1/8/14

The Progressive History of the New Lincoln School






The above image is taken from "Race and Progressivism at the New Lincoln School: Teaching Race Relations Through Experience" by Michaela O'Neill Daniel, a thesis submitted to the Department of Afro-American Studies in partial fulfillment of the requirements of the Degree of Bachelor of Arts with Honors (Harvard University, Cambridge MA. 21 March 2003).

Minniejean Brown was one of the nine black students who integrated the Little Rock Arkansas High School. At some point, well described in many places, among them in the first episode of the documentary Eyes on The Prize, Brown could no longer take the constant persecution and taunting of the white students and ended up having to leave Arkansas.
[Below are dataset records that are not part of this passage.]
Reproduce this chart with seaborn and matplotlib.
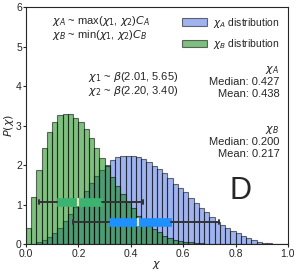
import numpy as np
import pandas as pd
import matplotlib
matplotlib.use("Agg")
import matplotlib.pyplot as plt
import seaborn as sns

# bin centres (50 bins on [0, 1]) and densities
bin_centers = np.arange(0.01, 1.0, 0.02)

dens_a = [0.0, 0.02, 0.05, 0.10, 0.18, 0.29, 0.42, 0.60, 0.78, 0.95,
          1.12, 1.35, 1.55, 1.73, 1.88, 2.02, 2.13, 2.20, 2.23, 2.24,
          2.24, 2.21, 2.16, 2.08, 1.99, 1.90, 1.80, 1.67, 1.54, 1.43,
          1.32, 1.18, 1.05, 0.93, 0.81, 0.68, 0.57, 0.48, 0.42, 0.35,
          0.28, 0.21, 0.15, 0.11, 0.07, 0.04, 0.025, 0.012, 0.005, 0.0]
dens_b = [0.42, 1.20, 1.88, 2.43, 2.84, 3.10, 3.27, 3.30, 3.31, 3.21,
          3.09, 2.92, 2.68, 2.45, 2.18, 1.98, 1.71, 1.48, 1.27, 1.08,
          0.91, 0.72, 0.57, 0.47, 0.38, 0.30, 0.22, 0.17, 0.12, 0.09,
          0.07, 0.05, 0.035, 0.025, 0.015, 0.01, 0.005, 0.0, 0.0, 0.0,
          0.0, 0.0, 0.0, 0.0, 0.0, 0.0, 0.0, 0.0, 0.0, 0.0]

# box summaries: whisker low, q1, median, q3, whisker high
box_a = [0.181, 0.315, 0.427, 0.554, 0.737]
box_b = [0.050, 0.120, 0.200, 0.290, 0.446]

stats_a = {"median": 0.427, "mean": 0.438}
stats_b = {"median": 0.200, "mean": 0.217}

df = pd.DataFrame({"x": bin_centers, "a": dens_a, "b": dens_b})

sns.set_style("ticks")
plt.rcParams["font.family"] = ["Liberation Sans", "DejaVu Sans"]
plt.rcParams["mathtext.fontset"] = "dejavusans"

fig = plt.figure(figsize=(2.99, 2.73), dpi=100)
ax = fig.add_axes([0.087, 0.105, 0.876, 0.868])

sns.histplot(data=df, x="x", weights="a", binwidth=0.02, binrange=(0, 1),
             color="royalblue", alpha=0.5, edgecolor=(0, 0, 0, 0.55), linewidth=0.8,
             label=r"$\chi_A$ distribution", ax=ax)
sns.histplot(data=df, x="x", weights="b", binwidth=0.02, binrange=(0, 1),
             color="green", alpha=0.5, edgecolor=(0, 0, 0, 0.55), linewidth=0.8,
             label=r"$\chi_B$ distribution", ax=ax)


def box_dict(v):
    return {"whislo": v[0], "q1": v[1], "med": v[2], "q3": v[3], "whishi": v[4], "fliers": []}


for vals, pos, col in [(box_b, 1.07, "mediumseagreen"), (box_a, 0.565, "dodgerblue")]:
    ax.bxp([box_dict(vals)], positions=[pos], widths=0.19, vert=False,
           patch_artist=True, showfliers=False, manage_ticks=False,
           boxprops=dict(facecolor=col, edgecolor=col, linewidth=0.5),
           medianprops=dict(color="#f0e6b8", linewidth=1.5),
           whiskerprops=dict(color="#333333", linewidth=1.4),
           capprops=dict(color="#333333", linewidth=1.4), zorder=5)

ax.set_xlim(0, 1)
ax.set_ylim(0, 6)
ax.set_xticks([0, 0.2, 0.4, 0.6, 0.8, 1.0])
ax.set_yticks(range(7))
ax.tick_params(labelsize=7.5, length=2, width=0.8, pad=1)
ax.set_xlabel(r"$\chi$", fontsize=8, labelpad=0)
ax.set_ylabel(r"$P(\chi)$", fontsize=8, labelpad=0)

ax.text(0.10, 5.65, r"$\chi_A$ ~ max($\chi_1$, $\chi_2$)$C_A$", fontsize=8, va="center")
ax.text(0.10, 5.30, r"$\chi_B$ ~ min($\chi_1$, $\chi_2$)$C_B$", fontsize=8, va="center")
ax.text(0.58, 4.23, r"$\chi_1$ ~ $\beta$(2.01, 5.65)", fontsize=8, va="center", ha="right")
ax.text(0.58, 3.88, r"$\chi_2$ ~ $\beta$(2.20, 3.40)", fontsize=8, va="center", ha="right")

ax.text(0.967, 4.41, r"$\chi_A$", fontsize=8, va="center", ha="right")
ax.text(0.967, 4.11, "Median: %.3f" % stats_a["median"], fontsize=8, va="center", ha="right")
ax.text(0.967, 3.80, "Mean: %.3f" % stats_a["mean"], fontsize=8, va="center", ha="right")
ax.text(0.967, 2.89, r"$\chi_B$", fontsize=8, va="center", ha="right")
ax.text(0.967, 2.59, "Median: %.3f" % stats_b["median"], fontsize=8, va="center", ha="right")
ax.text(0.967, 2.28, "Mean: %.3f" % stats_b["mean"], fontsize=8, va="center", ha="right")

ax.text(0.82, 1.35, "D", fontsize=22, va="center", ha="center")

ax.legend(loc="upper right", frameon=False, fontsize=7.5, handlelength=2.4,
          handleheight=0.7, borderaxespad=0.4, labelspacing=0.7, handletextpad=0.6)

fig.savefig("out.png", dpi=100)
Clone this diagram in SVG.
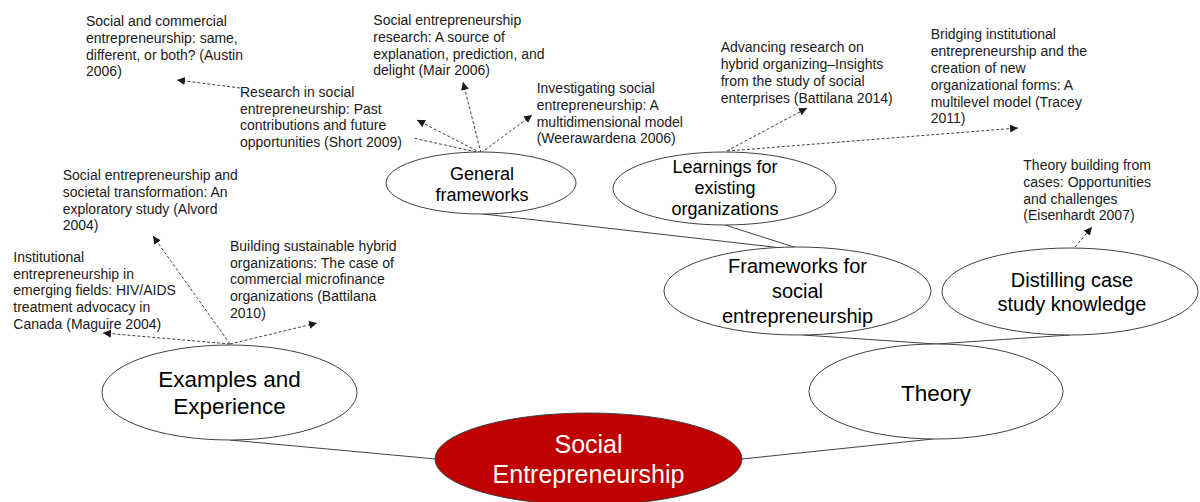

She was welcome and celebrated at The New Lincoln School on 110th Street on full scholarship (which was at the time a total of $1050) in 1957.  She graduated from New Lincoln in 1959.

So it was especially timely when I came across the following quotation from Barbara Ransby's fascinating biography of the Civil Rights Leader Ella Baker, which helps to trace the racially progressive history of the New Lincoln School, which I attended from 1963 through 1969. My sister and I attended on a half scholarships. Not sure how much money that would have been by then but mother points out that without the added income of my stepfather Burdette working at General Motors together with her income from public school, we would not have been able to afford it. 

In 1954,  (Ella) Baker agreed to serve as a member of the Intergroup Committee, chaired by Kenneth Clark, which was set up by the New York Board of Education to address some of the problems African American and Latino children encountered in the public schools.  On the eve of the Brown decision, in April 1954, the committee hosted a conference at the New Lincoln School in Manhattan, titled "Children Apart," which indicted the school system for instilling a sense of inferiority in black children and perpetuating an enormous disparity in the resources allocated to black versus white schools. The meeting drew activists, social workers, educators, and parents from across the city and kicked off several years of intense protests and lobbying for school reform, school desegregation, and increased youth services in New York  . . . those who attended were primed to act once the imminent legal victory in the Brown case created an opening for change. 
from Barbara Ransby's Ella Baker & The Freedom Movement: A Radical Democratic Vision. University of North Carolina Press, 2003 (152-153)

 These words from Barbara Ransby's fascinating book about the life of Civil Rights maverick Ella Baker serve as yet another indication to me of the largely unheralded role of the New Lincoln School  in the struggle for school desegregation.  Ella Baker, who was a major political activist in
New York in the 1950s while I was growing up, looks and sounds so familiar to me as I am reading Ransby's insightful description of her personality and her techniques or organizing, and as I study the pictures of her included in the volume.

I had little sense of New Lincoln's historical or current role in school desegregation struggles in New York while I was a student there in the 1960s, and even less when I wrote about being a student at New Lincoln and its racially integrated environment in my first book, Black Macho.  In 1978, when my book was published, there wasn't any internet, or any way of accessing the kind of retrospective information that is available now and I was no historian.  At the time, it also seemed as though the policy of the school was to keep the students in the dark (with a color-blind kind of philosophy) so far as the role racial politics had played in our history. Perhaps they were right to do so since it seems fairly unlikely that students, teachers, and parents could have ever come to an agreement about how best to proceed, given the expensive tuition.

Ella Baker was particularly good at exploiting such opportunities for sudden leaps forward among disparate forces, skills that she would display superbly when it came time for her service in 1957 as one of the founders of the SCLC (Southern Christian Leadership Conference) along with Bayard Rustin, Stanley Levinson and Martin Luther King, Jr.